Objective » Locate each line containing the string "React" and copy it out.

─── Data

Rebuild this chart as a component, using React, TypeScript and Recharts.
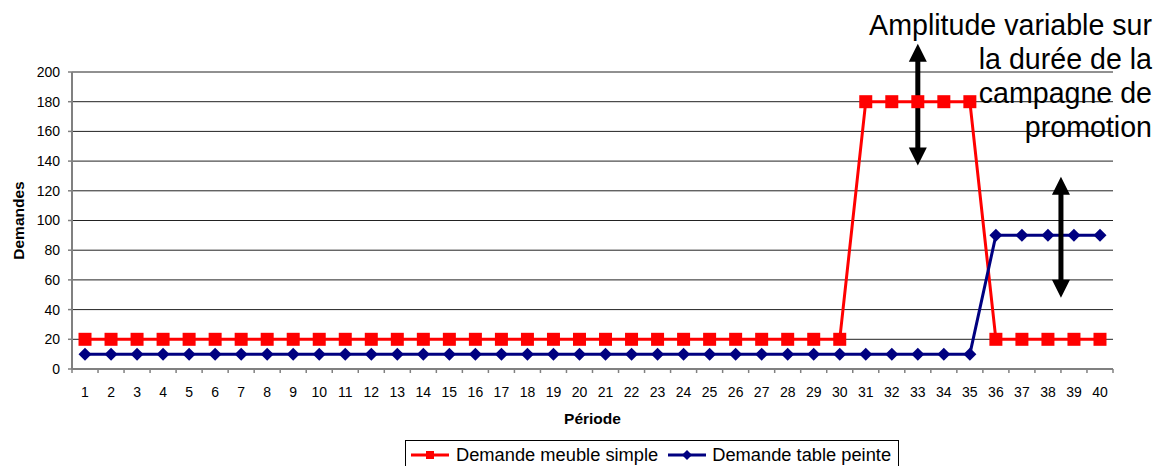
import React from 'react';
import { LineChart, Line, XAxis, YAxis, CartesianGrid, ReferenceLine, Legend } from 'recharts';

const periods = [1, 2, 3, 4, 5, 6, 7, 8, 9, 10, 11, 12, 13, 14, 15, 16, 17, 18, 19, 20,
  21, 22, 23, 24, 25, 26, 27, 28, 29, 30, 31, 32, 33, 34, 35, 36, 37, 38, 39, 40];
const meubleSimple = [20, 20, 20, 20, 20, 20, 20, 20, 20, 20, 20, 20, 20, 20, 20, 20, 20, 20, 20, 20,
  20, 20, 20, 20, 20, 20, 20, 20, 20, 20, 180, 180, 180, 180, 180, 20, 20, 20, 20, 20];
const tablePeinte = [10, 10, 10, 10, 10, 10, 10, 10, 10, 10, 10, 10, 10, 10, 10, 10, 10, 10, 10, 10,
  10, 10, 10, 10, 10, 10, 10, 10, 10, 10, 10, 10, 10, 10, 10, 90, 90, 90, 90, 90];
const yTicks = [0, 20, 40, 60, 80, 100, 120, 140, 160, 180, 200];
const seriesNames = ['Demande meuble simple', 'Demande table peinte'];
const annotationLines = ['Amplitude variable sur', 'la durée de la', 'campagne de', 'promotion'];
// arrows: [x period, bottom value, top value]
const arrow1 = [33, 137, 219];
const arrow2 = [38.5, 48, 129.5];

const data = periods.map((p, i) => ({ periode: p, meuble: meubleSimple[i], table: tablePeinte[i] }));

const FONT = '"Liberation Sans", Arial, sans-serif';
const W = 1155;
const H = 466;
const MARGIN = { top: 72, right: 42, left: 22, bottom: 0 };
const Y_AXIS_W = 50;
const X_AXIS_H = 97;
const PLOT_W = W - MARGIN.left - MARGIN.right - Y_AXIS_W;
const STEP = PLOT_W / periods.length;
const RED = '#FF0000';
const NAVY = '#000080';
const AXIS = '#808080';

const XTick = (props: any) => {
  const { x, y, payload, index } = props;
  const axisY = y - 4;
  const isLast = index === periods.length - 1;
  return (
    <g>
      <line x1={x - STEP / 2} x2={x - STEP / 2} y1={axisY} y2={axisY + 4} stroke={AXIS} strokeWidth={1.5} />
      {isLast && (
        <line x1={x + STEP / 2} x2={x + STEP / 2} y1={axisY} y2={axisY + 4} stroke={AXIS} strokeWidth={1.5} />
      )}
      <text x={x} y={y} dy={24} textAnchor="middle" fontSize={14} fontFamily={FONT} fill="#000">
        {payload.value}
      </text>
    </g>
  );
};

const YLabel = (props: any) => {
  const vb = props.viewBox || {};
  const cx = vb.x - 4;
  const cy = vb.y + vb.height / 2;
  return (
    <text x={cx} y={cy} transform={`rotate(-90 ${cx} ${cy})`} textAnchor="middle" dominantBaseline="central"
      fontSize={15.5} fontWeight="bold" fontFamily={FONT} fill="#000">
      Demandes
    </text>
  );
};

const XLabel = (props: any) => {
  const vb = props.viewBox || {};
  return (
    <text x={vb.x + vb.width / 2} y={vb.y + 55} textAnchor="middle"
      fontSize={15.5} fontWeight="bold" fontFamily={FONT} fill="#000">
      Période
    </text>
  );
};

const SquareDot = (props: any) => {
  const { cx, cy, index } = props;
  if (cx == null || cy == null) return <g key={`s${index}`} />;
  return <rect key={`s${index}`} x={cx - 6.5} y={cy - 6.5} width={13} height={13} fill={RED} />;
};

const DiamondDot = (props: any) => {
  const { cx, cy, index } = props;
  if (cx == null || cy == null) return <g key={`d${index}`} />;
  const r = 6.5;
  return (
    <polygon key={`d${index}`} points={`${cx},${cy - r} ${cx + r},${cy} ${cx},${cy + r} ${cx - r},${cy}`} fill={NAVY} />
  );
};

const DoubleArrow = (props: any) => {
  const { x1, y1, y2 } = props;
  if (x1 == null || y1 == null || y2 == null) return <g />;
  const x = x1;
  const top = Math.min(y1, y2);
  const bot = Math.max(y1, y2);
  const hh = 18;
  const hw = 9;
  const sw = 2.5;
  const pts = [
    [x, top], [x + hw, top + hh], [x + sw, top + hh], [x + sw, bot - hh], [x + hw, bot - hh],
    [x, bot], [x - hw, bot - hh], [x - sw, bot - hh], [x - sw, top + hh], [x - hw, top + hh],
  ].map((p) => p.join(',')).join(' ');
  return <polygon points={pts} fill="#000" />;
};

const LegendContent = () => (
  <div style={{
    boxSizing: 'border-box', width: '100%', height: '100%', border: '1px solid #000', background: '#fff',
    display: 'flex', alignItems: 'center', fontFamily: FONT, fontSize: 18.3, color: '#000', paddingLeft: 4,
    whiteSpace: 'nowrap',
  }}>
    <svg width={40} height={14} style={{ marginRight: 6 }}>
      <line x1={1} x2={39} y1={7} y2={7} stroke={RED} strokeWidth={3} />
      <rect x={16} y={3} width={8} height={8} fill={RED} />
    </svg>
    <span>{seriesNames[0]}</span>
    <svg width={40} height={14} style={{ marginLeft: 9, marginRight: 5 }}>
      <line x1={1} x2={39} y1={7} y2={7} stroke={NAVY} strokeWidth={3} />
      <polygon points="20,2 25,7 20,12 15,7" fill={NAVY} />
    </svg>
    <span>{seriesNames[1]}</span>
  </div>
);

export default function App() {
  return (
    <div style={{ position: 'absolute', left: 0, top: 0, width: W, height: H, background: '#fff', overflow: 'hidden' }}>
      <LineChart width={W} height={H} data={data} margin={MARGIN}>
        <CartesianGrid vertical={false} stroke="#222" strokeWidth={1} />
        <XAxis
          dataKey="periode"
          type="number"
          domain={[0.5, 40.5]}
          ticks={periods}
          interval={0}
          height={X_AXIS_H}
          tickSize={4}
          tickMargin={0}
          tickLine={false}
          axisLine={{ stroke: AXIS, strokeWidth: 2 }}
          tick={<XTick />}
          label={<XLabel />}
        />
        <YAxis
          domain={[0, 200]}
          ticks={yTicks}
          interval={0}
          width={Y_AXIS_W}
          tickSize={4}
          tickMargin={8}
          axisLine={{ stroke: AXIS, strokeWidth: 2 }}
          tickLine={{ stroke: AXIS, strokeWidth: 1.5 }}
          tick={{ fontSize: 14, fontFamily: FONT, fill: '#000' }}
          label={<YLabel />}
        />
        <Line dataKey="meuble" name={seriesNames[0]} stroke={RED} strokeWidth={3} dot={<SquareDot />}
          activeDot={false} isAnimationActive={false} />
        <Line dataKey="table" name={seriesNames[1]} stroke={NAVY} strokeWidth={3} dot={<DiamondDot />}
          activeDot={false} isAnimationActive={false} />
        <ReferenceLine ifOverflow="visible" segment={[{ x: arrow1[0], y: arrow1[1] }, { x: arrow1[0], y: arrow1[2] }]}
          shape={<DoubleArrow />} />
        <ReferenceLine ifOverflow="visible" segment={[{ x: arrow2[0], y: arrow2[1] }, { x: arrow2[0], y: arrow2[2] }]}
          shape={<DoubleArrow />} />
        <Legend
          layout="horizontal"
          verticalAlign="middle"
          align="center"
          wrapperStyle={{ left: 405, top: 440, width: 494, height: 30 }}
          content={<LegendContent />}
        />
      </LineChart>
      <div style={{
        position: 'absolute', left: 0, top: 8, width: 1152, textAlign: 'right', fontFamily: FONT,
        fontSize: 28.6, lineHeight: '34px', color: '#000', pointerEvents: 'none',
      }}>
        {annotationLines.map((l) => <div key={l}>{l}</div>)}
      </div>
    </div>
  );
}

──────

Finished exercise »
Rebuild this chart as a component, using React, TypeScript and Recharts.
import React from 'react';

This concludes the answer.